Sealed Secrets decrypts SealedSecret objects in-cluster. External Secrets Operator syncs from Vault using ClusterSecretStore (see examples/vault-cluster-secret-store.yaml). Trust is cluster → Vault (ESO calls Vault; Vault does not initiate cluster trust). Kyverno with kyverno-policies enforces PSS baseline in Audit.

flowchart LR
  subgraph Git["Git repo"]
    SSman["SealedSecret manifests<br/>(optional)"]
  end
  subgraph cluster["Cluster"]
    SSC["Sealed Secrets controller<br/>sealed-secrets"]
    ESO["External Secrets Operator<br/>external-secrets"]
    V["Vault<br/>vault namespace<br/>HTTP listener"]
    K["Kyverno + kyverno-policies<br/>PSS baseline Audit"]
  end
  SSman -->|"encrypted"| SSC -->|"decrypt to Secret"| workloads["Workload Secrets"]
  ESO -->|"ClusterSecretStore →"| V
  ESO -->|"sync ExternalSecret"| workloads
  K -.->|"admission / audit<br/>(PSS baseline)"| workloads

Data and storage

StorageClass: longhorn (default). Talos mounts user volume data at /var/mnt/longhorn (bind paths for Longhorn). Stateful consumers include Vault, kube-prometheus-stack PVCs, and Loki.

flowchart TB
  subgraph disks["Per-node Longhorn data path"]
    UD["Talos user volume →<br/>/var/mnt/longhorn (bind to Longhorn paths)"]
  end
  subgraph LH["Longhorn"]
    SC["StorageClass: longhorn (default)"]
  end
  subgraph consumers["Stateful / durable consumers"]
    V["Vault PVC data-vault-0"]
    PGL["kube-prometheus-stack PVCs"]
    L["Loki PVC"]
  end
  UD --> SC
  SC --> V
  SC --> PGL
  SC --> L

Component versions

See talos/CLUSTER-BUILD.md for the authoritative checklist. Summary:

Component Chart / app (from CLUSTER-BUILD.md)
Talos / Kubernetes v1.12.6 / 1.35.2 bundled
Cilium Helm 1.16.6
MetalLB 0.15.3
Longhorn 1.11.1
Traefik 39.0.6 / app v3.6.11
cert-manager v1.20.0
Argo CD 9.4.17 / app v3.3.6
kube-prometheus-stack 82.15.1
Loki / Fluent Bit 6.55.0 / 0.56.0
Sealed Secrets / ESO / Vault 2.18.4 / 2.2.0 / 0.32.0
Kyverno 3.7.1 / policies 3.7.1
Newt 1.2.0 / app 1.10.1

Narrative

The noble environment is a Talos lab cluster on 192.168.50.0/24 with three control plane nodes and one worker, schedulable workloads on control planes enabled, and the Kubernetes API exposed through kube-vip at 192.168.50.230. Cilium provides the CNI after Talos bootstrap with cni: none; MetalLB advertises 192.168.50.210192.168.50.229, pinning Argo CD to 192.168.50.210 and Traefik to 192.168.50.211 for *.apps.noble.lab.pcenicni.dev. cert-manager issues certificates for Traefik Ingresses; GitOps is Helm plus Argo CD with manifests under clusters/noble/ and bootstrap under clusters/noble/bootstrap/argocd/. Observability uses kube-prometheus-stack in monitoring, Loki and Fluent Bit with Grafana wired via a ConfigMap datasource, with Longhorn PVCs for Prometheus, Grafana, Alertmanager, Loki, and Vault. Secrets combine Sealed Secrets for git-encrypted material, Vault with External Secrets for dynamic sync, and Kyverno enforces Pod Security Standards baseline in Audit. Public access uses Newt to Pangolin with CNAME and Integration API steps as documented—not generic in-cluster public DNS.
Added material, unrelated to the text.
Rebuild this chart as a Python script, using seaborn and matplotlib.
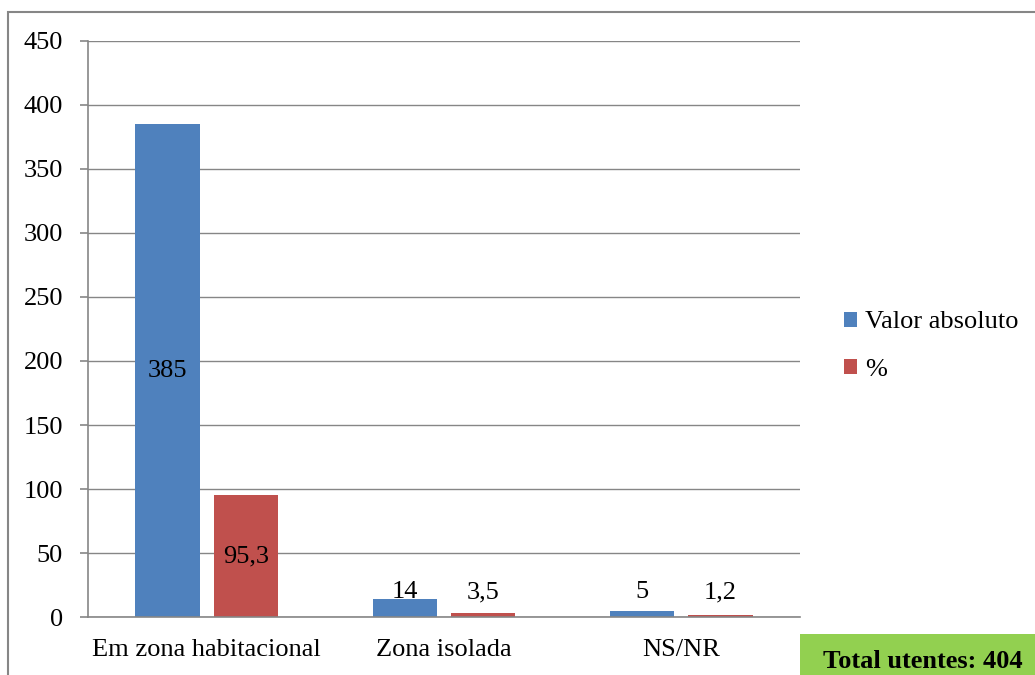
import matplotlib
matplotlib.use("Agg")
import matplotlib.pyplot as plt
from matplotlib.patches import Rectangle
import seaborn as sns
import pandas as pd
import numpy as np

categorias = ["Em zona habitacional", "Zona isolada", "NS/NR"]
series = ["Valor absoluto", "%"]
valor_absoluto = [385, 14, 5]
percentagem = [95.3, 3.5, 1.2]
y_ticks = list(range(0, 451, 50))
total_texto = "Total utentes: 404"

cores = ["#4F81BD", "#C0504D"]
grid_cor = "#868686"

df = pd.DataFrame({
    "categoria": categorias * 2,
    "serie": [series[0]] * 3 + [series[1]] * 3,
    "valor": valor_absoluto + percentagem,
})

sns.set_theme(style="white")
plt.rcParams["font.family"] = ["Liberation Serif", "DejaVu Serif"]
plt.rcParams["text.color"] = "black"
plt.rcParams["xtick.color"] = "black"
plt.rcParams["ytick.color"] = "black"
FS = 19

fig = plt.figure(figsize=(10.35, 6.75), dpi=100)
ax = fig.add_axes([88 / 1035, 58 / 675, 712 / 1035, 576 / 675])

sns.barplot(data=df, x="categoria", y="valor", hue="serie", palette=cores,
            width=0.66, gap=0.18, ax=ax, saturation=1, linewidth=0)

ax.set_ylim(0, 450)
ax.set_xlim(-0.5, 2.5)
ax.set_yticks(y_ticks)
ax.set_yticklabels([str(v) for v in y_ticks], fontsize=FS, color="black")
ax.set_xticks(range(3))
ax.set_xticklabels(categorias, fontsize=FS, color="black")
ax.set_xticks([-0.5, 0.5, 1.5, 2.5], minor=True)
ax.tick_params(axis="x", which="major", length=0, pad=16)
ax.tick_params(axis="x", which="minor", length=6, width=1.2, color=grid_cor, direction="out")
ax.tick_params(axis="y", which="major", length=6, width=1.2, color=grid_cor, direction="out",
               pad=12, left=True, labelcolor="black")
ax.set_xlabel("")
ax.set_ylabel("")
ax.yaxis.grid(True, color=grid_cor, linewidth=1.0)
ax.set_axisbelow(True)
for s in ["top", "right"]:
    ax.spines[s].set_visible(False)
for s in ["left", "bottom"]:
    ax.spines[s].set_color(grid_cor)
    ax.spines[s].set_linewidth(1.2)


def fmt(v):
    return f"{v:g}".replace(".", ",")


small_label_y = 19.5
for ci, container in enumerate(ax.containers):
    vals = valor_absoluto if ci == 0 else percentagem
    for patch, v in zip(container.patches, vals):
        xc = patch.get_x() + patch.get_width() / 2
        h = patch.get_height()
        y = h / 2 if h > 40 else small_label_y
        ax.text(xc, y, fmt(v), ha="center", va="center", fontsize=FS, color="black")

handles, labels = ax.get_legend_handles_labels()
if ax.get_legend() is not None:
    ax.get_legend().remove()
fig.legend(handles, labels, loc="center left", bbox_to_anchor=(833 / 1035, (675 - 346) / 675),
           frameon=False, fontsize=FS, handlelength=0.5, handleheight=0.5,
           handletextpad=0.3, labelspacing=0.95, borderaxespad=0, labelcolor="black")

# outer border of chart area
fig.add_artist(Rectangle((8 / 1035, -0.2), 1.2, (675 - 12) / 675 + 0.2, transform=fig.transFigure,
                         fill=False, edgecolor=grid_cor, linewidth=1.5))

# green total box
fig.add_artist(Rectangle((800 / 1035, -0.05), 0.3, (675 - 634) / 675 + 0.05, transform=fig.transFigure,
                         facecolor="#92D050", edgecolor="none"))
fig.text(923 / 1035, (675 - 661) / 675, total_texto, ha="center", va="center",
         fontsize=FS, fontweight="bold", color="black")

fig.savefig("out.png", dpi=100)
Assumptions and open questions

Assumptions

  • Hypervisor vs bare metal: Not fixed in inventory tables; talconfig.yaml comments mention Proxmox virtio disk paths as examples—treat actual host platform as TBD unless confirmed.
  • Workstation path: Operators reach the VIP and node IPs from the LAN or VPN per talos/README.md.
  • Optional components (Headlamp, Renovate, Velero, Phase G hardening) are described in CLUSTER-BUILD.md; they are not required for the diagrams above until deployed.

Open questions

  • Split horizon: Confirm whether only LAN DNS resolves *.apps.noble.lab.pcenicni.dev to 192.168.50.211 or whether public resolvers also point at that address.
  • Velero / S3: TBD until an S3-compatible backend is configured.
  • Argo CD: Confirm repoURL in root-application.yaml and what is actually applied on-cluster.

Keep in sync with talos/CLUSTER-BUILD.md and manifests under clusters/noble/.